### MATERIAL
**********

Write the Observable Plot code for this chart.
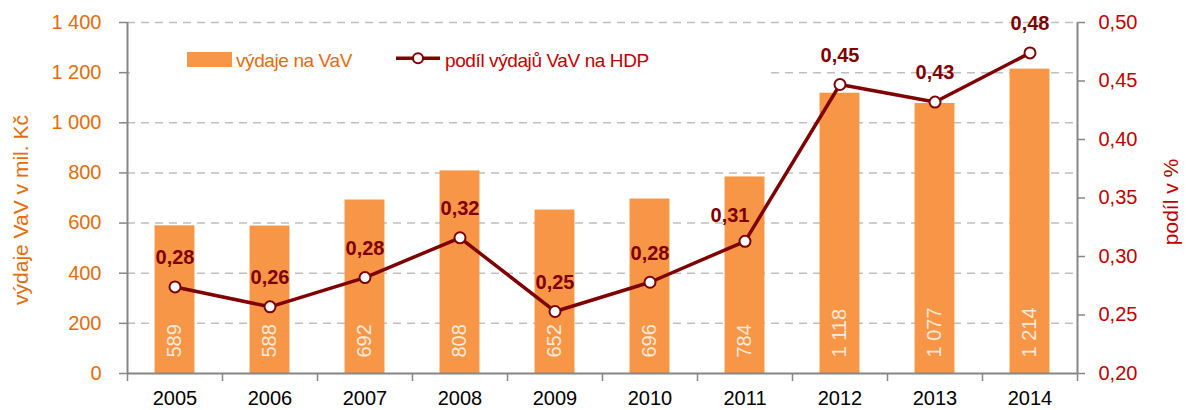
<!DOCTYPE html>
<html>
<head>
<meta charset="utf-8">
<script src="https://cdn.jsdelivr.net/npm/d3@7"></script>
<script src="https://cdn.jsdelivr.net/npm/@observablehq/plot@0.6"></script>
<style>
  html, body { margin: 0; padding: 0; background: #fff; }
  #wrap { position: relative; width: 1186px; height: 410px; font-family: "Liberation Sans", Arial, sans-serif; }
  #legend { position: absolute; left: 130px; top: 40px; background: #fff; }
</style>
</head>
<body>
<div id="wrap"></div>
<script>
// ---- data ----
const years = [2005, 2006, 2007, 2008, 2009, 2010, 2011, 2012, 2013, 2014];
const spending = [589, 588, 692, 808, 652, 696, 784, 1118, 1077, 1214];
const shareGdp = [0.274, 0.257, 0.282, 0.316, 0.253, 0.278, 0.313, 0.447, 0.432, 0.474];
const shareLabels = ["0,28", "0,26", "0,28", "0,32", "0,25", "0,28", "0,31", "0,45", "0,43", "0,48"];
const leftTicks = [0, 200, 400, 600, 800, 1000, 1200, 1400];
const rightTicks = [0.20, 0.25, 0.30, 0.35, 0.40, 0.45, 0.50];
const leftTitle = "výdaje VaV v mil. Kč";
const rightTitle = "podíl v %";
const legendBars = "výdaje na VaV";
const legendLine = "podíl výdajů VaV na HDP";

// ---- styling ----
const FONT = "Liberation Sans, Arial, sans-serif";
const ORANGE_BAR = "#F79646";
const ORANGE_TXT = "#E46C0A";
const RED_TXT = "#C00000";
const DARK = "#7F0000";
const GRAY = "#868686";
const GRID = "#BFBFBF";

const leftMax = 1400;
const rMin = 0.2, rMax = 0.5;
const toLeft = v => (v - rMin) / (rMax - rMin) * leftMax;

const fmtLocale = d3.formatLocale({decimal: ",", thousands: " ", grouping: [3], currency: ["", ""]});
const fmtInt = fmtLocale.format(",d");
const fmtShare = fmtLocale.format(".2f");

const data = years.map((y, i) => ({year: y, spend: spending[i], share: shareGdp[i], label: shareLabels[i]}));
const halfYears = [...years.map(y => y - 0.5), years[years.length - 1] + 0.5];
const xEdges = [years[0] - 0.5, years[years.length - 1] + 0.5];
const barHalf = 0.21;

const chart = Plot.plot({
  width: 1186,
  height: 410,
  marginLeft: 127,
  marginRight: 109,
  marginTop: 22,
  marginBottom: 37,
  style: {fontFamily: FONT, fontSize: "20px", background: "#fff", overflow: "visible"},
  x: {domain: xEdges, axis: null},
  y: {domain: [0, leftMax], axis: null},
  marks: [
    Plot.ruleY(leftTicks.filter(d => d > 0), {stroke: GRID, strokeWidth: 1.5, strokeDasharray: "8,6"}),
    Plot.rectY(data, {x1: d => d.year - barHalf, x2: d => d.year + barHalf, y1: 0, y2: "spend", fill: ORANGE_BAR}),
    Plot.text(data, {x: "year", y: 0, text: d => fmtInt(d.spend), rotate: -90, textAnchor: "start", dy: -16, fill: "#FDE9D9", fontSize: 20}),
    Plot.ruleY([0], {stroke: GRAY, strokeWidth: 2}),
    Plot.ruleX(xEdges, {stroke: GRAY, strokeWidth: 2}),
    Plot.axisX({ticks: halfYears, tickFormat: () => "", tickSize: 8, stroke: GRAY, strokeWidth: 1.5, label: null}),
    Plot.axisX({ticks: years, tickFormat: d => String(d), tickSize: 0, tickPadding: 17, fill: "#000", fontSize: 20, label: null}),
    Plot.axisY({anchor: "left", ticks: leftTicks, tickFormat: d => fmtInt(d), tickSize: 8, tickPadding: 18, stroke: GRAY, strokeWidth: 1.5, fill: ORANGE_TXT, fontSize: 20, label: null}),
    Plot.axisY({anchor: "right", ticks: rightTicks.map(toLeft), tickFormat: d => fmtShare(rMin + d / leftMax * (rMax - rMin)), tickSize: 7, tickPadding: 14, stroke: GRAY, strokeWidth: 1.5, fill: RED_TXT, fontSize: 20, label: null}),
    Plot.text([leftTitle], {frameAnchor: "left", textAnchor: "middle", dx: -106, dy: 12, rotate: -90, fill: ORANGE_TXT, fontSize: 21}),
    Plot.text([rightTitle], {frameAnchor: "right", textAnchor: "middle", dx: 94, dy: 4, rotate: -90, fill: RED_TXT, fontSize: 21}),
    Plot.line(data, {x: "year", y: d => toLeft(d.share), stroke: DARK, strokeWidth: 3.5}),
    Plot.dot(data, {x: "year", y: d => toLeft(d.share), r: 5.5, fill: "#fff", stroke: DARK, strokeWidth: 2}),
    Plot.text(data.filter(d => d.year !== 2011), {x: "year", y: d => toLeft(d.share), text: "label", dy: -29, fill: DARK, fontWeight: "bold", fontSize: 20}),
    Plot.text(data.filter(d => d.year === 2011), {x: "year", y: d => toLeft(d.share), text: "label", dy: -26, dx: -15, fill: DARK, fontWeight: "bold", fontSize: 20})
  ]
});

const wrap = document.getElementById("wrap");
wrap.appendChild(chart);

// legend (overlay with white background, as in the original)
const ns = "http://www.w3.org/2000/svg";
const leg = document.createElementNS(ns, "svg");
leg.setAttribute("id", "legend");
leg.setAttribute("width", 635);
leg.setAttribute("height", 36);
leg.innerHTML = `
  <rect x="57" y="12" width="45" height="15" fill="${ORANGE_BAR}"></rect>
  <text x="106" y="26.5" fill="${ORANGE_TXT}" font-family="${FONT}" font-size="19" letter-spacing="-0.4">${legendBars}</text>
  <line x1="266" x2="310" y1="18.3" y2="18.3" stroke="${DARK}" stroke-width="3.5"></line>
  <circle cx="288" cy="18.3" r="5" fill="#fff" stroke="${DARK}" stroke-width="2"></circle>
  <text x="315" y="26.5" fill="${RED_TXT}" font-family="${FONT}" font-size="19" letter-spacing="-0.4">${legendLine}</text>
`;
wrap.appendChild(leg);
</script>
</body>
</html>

**********

Return every line above that contains the word "chart".

Write the Observable Plot code for this chart.
const chart = Plot.plot({
wrap.appendChild(chart);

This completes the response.